The plaintiff's husband was killed in a traffic accident while riding in the bed of a company truck driven by another employee. The employees were en route from a roofing job site to the company's office, as part of a company-established transportation system. The workers would come to the office and be driven to and from the job site in the employer's truck. The workers were paid by the hour from the time they arrived at the office until the time they returned there. The court held that the plaintiff's claim against the employer for negligence was barred by worker's comp immunity, and that the "going and coming" rule did not provide an exception because worker's comp "almost always" applies when the employee is traveling on a public road between two portions of the employer's premises.
The 1993 amendments to the worker's compensation law, limit the definition of injuries "arising out of" the employment to those in which "work performed in the course and scope of employment is the major contributing cause of the injury or death. §440.02(32), Florida Statutes.
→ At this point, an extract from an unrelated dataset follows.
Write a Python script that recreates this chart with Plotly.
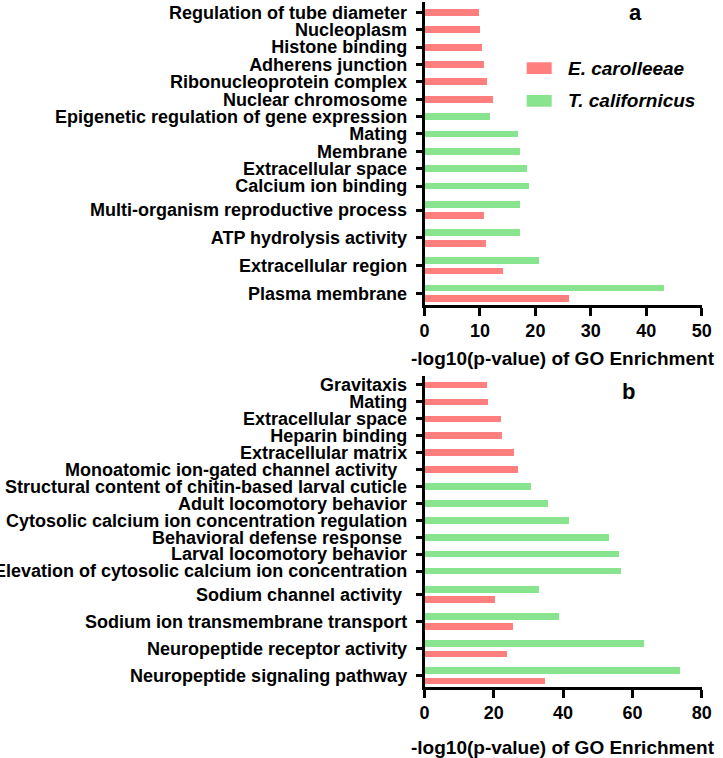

Joining the First DCA, the court held that this amendment does not change the premises exception to the coming and going rule to broaden the employer's tort liability. Where the plaintiff was injured when she slipped in water on the employer's premises after clocking out, the employer was entitled to worker's comp immunity. See also Vigliotti v. K-Mart Corp., 21 Fla. L. Wkly. D957 (Fla. 1st DCA 1996).
The court states that there is nothing in the legislative history of the worker's comp amendments that indicates the legislature intended to broaden the employer's tort liability. The problem with this decision is that, constitutionally, how can the plaintiff's ability to recover worker's comp for an injury be taken away without allowing the plaintiff access to courts for that injury? See Fla. Const. Art. I §21. Historically, the only reason that the worker's comp statute was held constitutional when it took away the right to sue the employer was that it provided an adequate alternative remedy. See Kluger v. White, 281 So.2d 1, 7 n.11 (Fla. 1973). If that remedy no longer exists, then how can the statute be constitutional?
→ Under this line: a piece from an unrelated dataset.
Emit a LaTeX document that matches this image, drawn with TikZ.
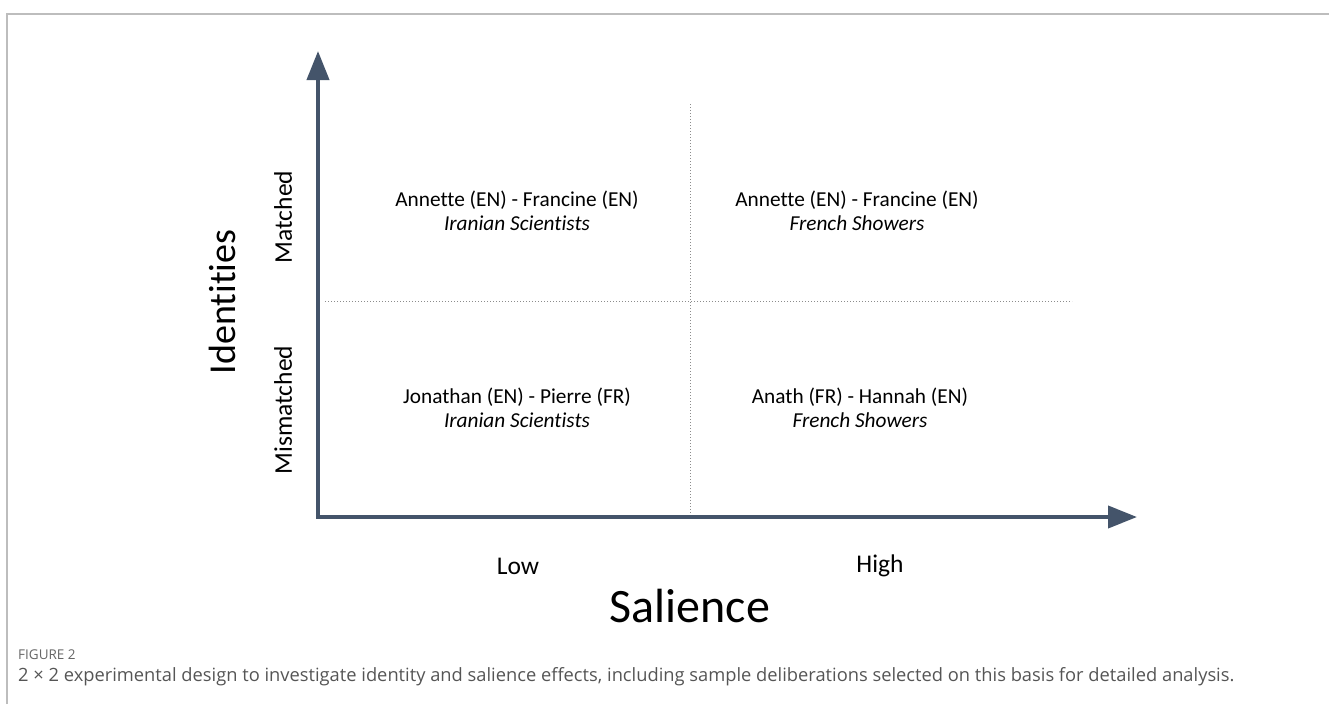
\documentclass[tikz,border=0pt]{standalone}
\usepackage{fontspec}
\setmainfont{Carlito}[Ligatures={NoCommon,TeX}]
\newfontfamily\capfont{Open Sans}[Ligatures={NoCommon,TeX}]
\usetikzlibrary{arrows.meta}
\definecolor{axiscol}{HTML}{44546A}
\definecolor{framecol}{HTML}{BDBDBD}
\definecolor{dotcol}{HTML}{8C8C8C}
\definecolor{captxt}{HTML}{555555}
\definecolor{figlab}{HTML}{666666}
\tikzset{
  axisline/.style={draw=axiscol, line width=4pt, line join=miter,
    {Triangle[length=29pt,width=22pt]}-{Triangle[length=29pt,width=22pt]}},
  gridline/.style={draw=dotcol, line width=1pt, dash pattern=on 1pt off 2pt},
  frameline/.style={draw=framecol, line width=2pt},
  celltext/.style={font=\fontsize{21.3}{24}\selectfont, text=black, inner sep=0pt, align=center},
  axislabel/.style={font=\fontsize{25.5}{28}\selectfont, text=black, inner sep=0pt},
  bigaxis/.style={font=\fontsize{38}{42}\selectfont, text=black, inner sep=0pt},
}
\begin{document}
\begin{tikzpicture}[x=1pt,y=-1pt]
\useasboundingbox (0,0) rectangle (1329,704);
% frame
\coordinate (fb) at (7,704);
\coordinate (fc) at (7,14);
\coordinate (fr) at (1329,14);
\draw[frameline] (fb) -- (fc) -- (fr);
% grid lines
\coordinate (hl) at (325,301);
\coordinate (hr) at (1072,301);
\coordinate (vt) at (690,104);
\coordinate (vb) at (690,515);
\draw[gridline] (hl) -- (hr);
\draw[gridline] (vt) -- (vb);
% axes
\coordinate (ytip) at (318,51);
\coordinate (orig) at (318,517);
\coordinate (xtip) at (1137,517);
\draw[axisline] (ytip) -- (orig) -- (xtip);
% cells
\node[celltext] (tl) at (517,211) {Annette (EN) - Francine (EN)\\\textit{Iranian Scientists}};
\node[celltext] (tr) at (857,211) {Annette (EN) - Francine (EN)\\\textit{French Showers}};
\node[celltext] (bl) at (517,408) {Jonathan (EN) - Pierre (FR)\\\textit{Iranian Scientists}};
\node[celltext] (br) at (860,408) {Anath (FR) - Hannah (EN)\\\textit{French Showers}};
% axis labels
\node[axislabel] (low) at (518,566) {Low};
\node[axislabel] (high) at (880,566) {High};
\node[bigaxis, font=\fontsize{48}{52}\selectfont] (sal) at (690,606) {Salience};
\node[bigaxis, rotate=90] (ident) at (222,302) {Identities};
\node[axislabel, rotate=90] (match) at (283,217) {Matched};
\node[axislabel, rotate=90] (mism) at (283,410) {Mismatched};
% caption
\node[anchor=west, inner sep=0pt, font=\capfont\fontsize{13.5}{15}\selectfont, text=figlab] (figno) at (18,655) {FIGURE 2};
\node[anchor=west, inner sep=0pt, font=\capfont\fontsize{18.3}{20}\selectfont, text=captxt] (cap) at (18,677) {2 × 2 experimental design to investigate identity and salience effects, including sample deliberations selected on this basis for detailed analysis.};
\end{tikzpicture}
\end{document}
The plaintiff, who was a pizza delivery person, was attacked while delivering pizza to a college campus. He sued his employer, alleging that the employer intentionally misled him about the danger of late night delivery to the campus dorms. The court held the employer was entitled to immunity because its actions did not amount to an intentional tort. The court says the standard requires "virtual certainty" of injury.